- **Short exercise**:
Do not copy the pictures; transcribe all other material exactly.
------------
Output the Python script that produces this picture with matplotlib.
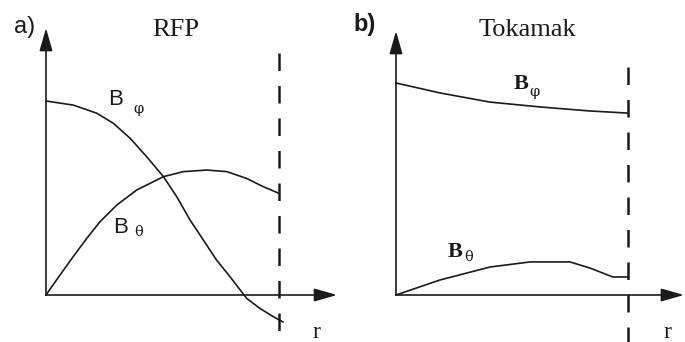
import matplotlib
matplotlib.use("Agg")
import matplotlib.pyplot as plt

# radius is normalised to the wall (r = 1 on the dashed line),
# fields are normalised to the on-axis toroidal field of each panel

# RFP
rfp_r_phi = [0.0, 0.117, 0.218, 0.289, 0.361, 0.432, 0.504, 0.561, 0.618,
             0.675, 0.732, 0.790, 0.861, 0.918, 0.976, 1.017]
rfp_b_phi = [1.0, 0.979, 0.937, 0.885, 0.808, 0.713, 0.610, 0.507, 0.387,
             0.284, 0.180, 0.094, -0.017, -0.069, -0.112, -0.139]
rfp_r_theta = [0.0, 0.06, 0.117, 0.175, 0.232, 0.304, 0.389, 0.504, 0.590,
               0.690, 0.776, 0.861, 0.933, 1.0]
rfp_b_theta = [0.0, 0.103, 0.198, 0.292, 0.378, 0.464, 0.541, 0.610, 0.636,
               0.644, 0.636, 0.601, 0.558, 0.524]

# Tokamak
tok_r_phi = [0.0, 0.19, 0.405, 0.621, 0.836, 1.0]
tok_b_phi = [1.0, 0.953, 0.91, 0.887, 0.868, 0.858]
tok_r_theta = [0.0, 0.19, 0.405, 0.578, 0.75, 0.836, 0.935, 1.0]
tok_b_theta = [0.0, 0.071, 0.132, 0.156, 0.156, 0.127, 0.085, 0.085]

panel_letters = ["a)", "b)"]
panel_titles = ["RFP", "Tokamak"]
axis_label = "r"

ink = "#1a1a1a"
W, H = 685, 342
fig = plt.figure(figsize=(W / 100, H / 100), dpi=100)
fig.patch.set_facecolor("white")


def make_axes(x0, x1, ox, oy, sx, sy):
    # ox, oy: pixel position of the origin, sx, sy: pixels per unit
    ax = fig.add_axes([x0 / W, 0, (x1 - x0) / W, 1])
    ax.set_xlim((x0 - ox) / sx, (x1 - ox) / sx)
    ax.set_ylim((oy - H) / sy, oy / sy)
    ax.axis("off")
    return ax


def draw_axes(ax, xtip, ytip, dash_top):
    arrow = dict(arrowstyle="-|>,head_length=0.7,head_width=0.2",
                 lw=1.2, color=ink, mutation_scale=20, shrinkA=0, shrinkB=0)
    ax.annotate("", xy=(xtip, 0), xytext=(0, 0), arrowprops=arrow)
    ax.annotate("", xy=(0, ytip), xytext=(0, 0), arrowprops=arrow)
    ax.plot([1, 1], [dash_top, ax.get_ylim()[0]], color=ink, lw=1.8,
            ls=(0, (7, 6)), solid_capstyle="butt")


def field_label(ax, x, y, sub, sx, sy, bold=False):
    fam = "Liberation Serif" if bold else "Liberation Sans"
    w = "bold" if bold else "normal"
    ax.text(x, y, "B", fontsize=16, family=fam, weight=w, color=ink,
            ha="left", va="baseline")
    ax.text(sx, sy, sub, fontsize=10.5, family="DejaVu Serif", color=ink,
            ha="center", va="center")


# a) RFP
ax1 = make_axes(0, 342.5, 46, 295, 233, 194)
draw_axes(ax1, 1.249, 1.376, 1.247)
ax1.plot(rfp_r_phi, rfp_b_phi, color=ink, lw=1.2, solid_joinstyle="round")
ax1.plot(rfp_r_theta, rfp_b_theta, color=ink, lw=1.2, solid_joinstyle="round")
ax1.text(-0.094, 1.381, panel_letters[0], fontsize=17, family="Liberation Sans",
         color=ink, ha="center", va="center")
ax1.text(0.558, 1.366, panel_titles[0], fontsize=19, family="Liberation Serif",
         color=ink, ha="center", va="center")
field_label(ax1, 0.266, 0.979, "φ", 0.395, 0.958)
field_label(ax1, 0.288, 0.32, "θ", 0.399, 0.325)
ax1.text(1.159, -0.191, axis_label, fontsize=17, family="Liberation Serif",
         color=ink, ha="center", va="center")

# b) Tokamak
ax2 = make_axes(342.5, 685, 396, 295, 232, 212)
draw_axes(ax2, 1.241, 1.245, 1.075)
ax2.plot(tok_r_phi, tok_b_phi, color=ink, lw=1.2, solid_joinstyle="round")
ax2.plot(tok_r_theta, tok_b_theta, color=ink, lw=1.2, solid_joinstyle="round")
ax2.text(-0.134, 1.278, panel_letters[1], fontsize=17, family="Liberation Sans",
         weight="bold", color=ink, ha="center", va="center")
ax2.text(0.565, 1.25, panel_titles[1], fontsize=19, family="Liberation Serif",
         color=ink, ha="center", va="center")
field_label(ax2, 0.509, 0.972, "φ", 0.599, 0.958, bold=True)
field_label(ax2, 0.224, 0.179, "θ", 0.315, 0.179, bold=True)
ax2.text(1.172, -0.175, axis_label, fontsize=17, family="Liberation Serif",
         color=ink, ha="center", va="center")

fig.savefig("out.png", dpi=100, facecolor="white")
------------
- **Expected answer**:
Output the Python script that produces this picture with matplotlib.
import matplotlib
matplotlib.use("Agg")
import matplotlib.pyplot as plt

# radius is normalised to the wall (r = 1 on the dashed line),
# fields are normalised to the on-axis toroidal field of each panel

# RFP
rfp_r_phi = [0.0, 0.117, 0.218, 0.289, 0.361, 0.432, 0.504, 0.561, 0.618,
             0.675, 0.732, 0.790, 0.861, 0.918, 0.976, 1.017]
rfp_b_phi = [1.0, 0.979, 0.937, 0.885, 0.808, 0.713, 0.610, 0.507, 0.387,
             0.284, 0.180, 0.094, -0.017, -0.069, -0.112, -0.139]
rfp_r_theta = [0.0, 0.06, 0.117, 0.175, 0.232, 0.304, 0.389, 0.504, 0.590,
               0.690, 0.776, 0.861, 0.933, 1.0]
rfp_b_theta = [0.0, 0.103, 0.198, 0.292, 0.378, 0.464, 0.541, 0.610, 0.636,
               0.644, 0.636, 0.601, 0.558, 0.524]

# Tokamak
tok_r_phi = [0.0, 0.19, 0.405, 0.621, 0.836, 1.0]
tok_b_phi = [1.0, 0.953, 0.91, 0.887, 0.868, 0.858]
tok_r_theta = [0.0, 0.19, 0.405, 0.578, 0.75, 0.836, 0.935, 1.0]
tok_b_theta = [0.0, 0.071, 0.132, 0.156, 0.156, 0.127, 0.085, 0.085]

panel_letters = ["a)", "b)"]
panel_titles = ["RFP", "Tokamak"]
axis_label = "r"

ink = "#1a1a1a"
W, H = 685, 342
fig = plt.figure(figsize=(W / 100, H / 100), dpi=100)
fig.patch.set_facecolor("white")


def make_axes(x0, x1, ox, oy, sx, sy):
    # ox, oy: pixel position of the origin, sx, sy: pixels per unit
    ax = fig.add_axes([x0 / W, 0, (x1 - x0) / W, 1])
    ax.set_xlim((x0 - ox) / sx, (x1 - ox) / sx)
    ax.set_ylim((oy - H) / sy, oy / sy)
    ax.axis("off")
    return ax


def draw_axes(ax, xtip, ytip, dash_top):
    arrow = dict(arrowstyle="-|>,head_length=0.7,head_width=0.2",
                 lw=1.2, color=ink, mutation_scale=20, shrinkA=0, shrinkB=0)
    ax.annotate("", xy=(xtip, 0), xytext=(0, 0), arrowprops=arrow)
    ax.annotate("", xy=(0, ytip), xytext=(0, 0), arrowprops=arrow)
    ax.plot([1, 1], [dash_top, ax.get_ylim()[0]], color=ink, lw=1.8,
            ls=(0, (7, 6)), solid_capstyle="butt")


def field_label(ax, x, y, sub, sx, sy, bold=False):
    fam = "Liberation Serif" if bold else "Liberation Sans"
    w = "bold" if bold else "normal"
    ax.text(x, y, "B", fontsize=16, family=fam, weight=w, color=ink,
            ha="left", va="baseline")
    ax.text(sx, sy, sub, fontsize=10.5, family="DejaVu Serif", color=ink,
            ha="center", va="center")


# a) RFP
ax1 = make_axes(0, 342.5, 46, 295, 233, 194)
draw_axes(ax1, 1.249, 1.376, 1.247)
ax1.plot(rfp_r_phi, rfp_b_phi, color=ink, lw=1.2, solid_joinstyle="round")
ax1.plot(rfp_r_theta, rfp_b_theta, color=ink, lw=1.2, solid_joinstyle="round")
ax1.text(-0.094, 1.381, panel_letters[0], fontsize=17, family="Liberation Sans",
         color=ink, ha="center", va="center")
ax1.text(0.558, 1.366, panel_titles[0], fontsize=19, family="Liberation Serif",
         color=ink, ha="center", va="center")
field_label(ax1, 0.266, 0.979, "φ", 0.395, 0.958)
field_label(ax1, 0.288, 0.32, "θ", 0.399, 0.325)
ax1.text(1.159, -0.191, axis_label, fontsize=17, family="Liberation Serif",
         color=ink, ha="center", va="center")

# b) Tokamak
ax2 = make_axes(342.5, 685, 396, 295, 232, 212)
draw_axes(ax2, 1.241, 1.245, 1.075)
ax2.plot(tok_r_phi, tok_b_phi, color=ink, lw=1.2, solid_joinstyle="round")
ax2.plot(tok_r_theta, tok_b_theta, color=ink, lw=1.2, solid_joinstyle="round")
ax2.text(-0.134, 1.278, panel_letters[1], fontsize=17, family="Liberation Sans",
         weight="bold", color=ink, ha="center", va="center")
ax2.text(0.565, 1.25, panel_titles[1], fontsize=19, family="Liberation Serif",
         color=ink, ha="center", va="center")
field_label(ax2, 0.509, 0.972, "φ", 0.599, 0.958, bold=True)
field_label(ax2, 0.224, 0.179, "θ", 0.315, 0.179, bold=True)
ax2.text(1.172, -0.175, axis_label, fontsize=17, family="Liberation Serif",
         color=ink, ha="center", va="center")

fig.savefig("out.png", dpi=100, facecolor="white")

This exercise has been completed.